On behalf of South Tampa Law Group posted in divorce on Wednesday, August 29, 2018.
Teenagers across Florida the rest of the United States usually all hear some version of the same story — if they want a good career, they need to go to college. Every year young adults take out more and more student loans to afford their college degrees, and although most realize it is a large sum to pay back, few realize how many facets of their life the debt might affect. Experts are now realizing that student loans can even lead to divorce.
A 2015 study found that financial problems are the biggest stress in any relationship. The Institute for Divorce Financial Analysts reports that money issues are one of the top three reasons people file for divorce. With around 44 million Americans holding $1.5 trillion in student loan debt, it may be easy to see why student loans are so problematic in marriage.

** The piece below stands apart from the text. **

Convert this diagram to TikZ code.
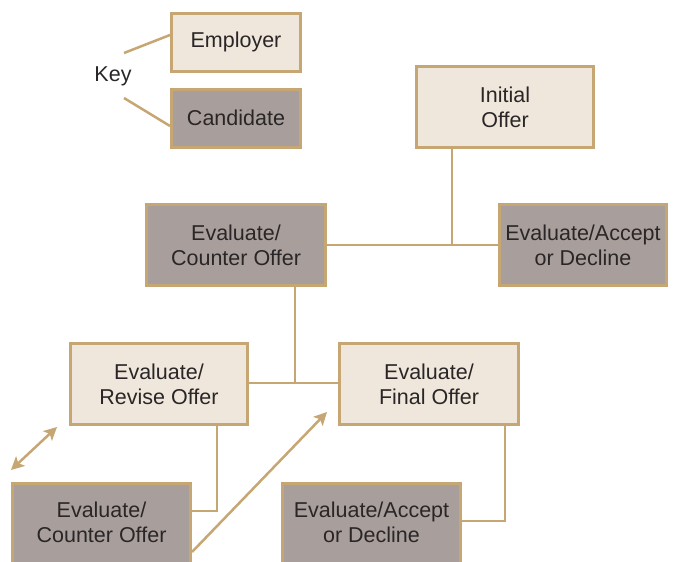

Even though a college degree might make it easier to get a specific job or on a certain career path, the debt it takes to get there puts down a few barriers. Building wealth or buying a home is much harder once you add student loans into the mix. These barriers are the reasons that student loans are so likely to play a role in divorce, and are especially problematic when one person has student loan debt and the other has none.
Having student loans is not a guarantee that a couple will decide to end things, but stress over those loans could be an indicator of an upcoming divorce. When money is already a problem, divorce can feel like one more impossible hurdle to get over. However, most Florida couples can minimize the financial impact of dividing their assets and debts by staying vigilant throughout the property division process.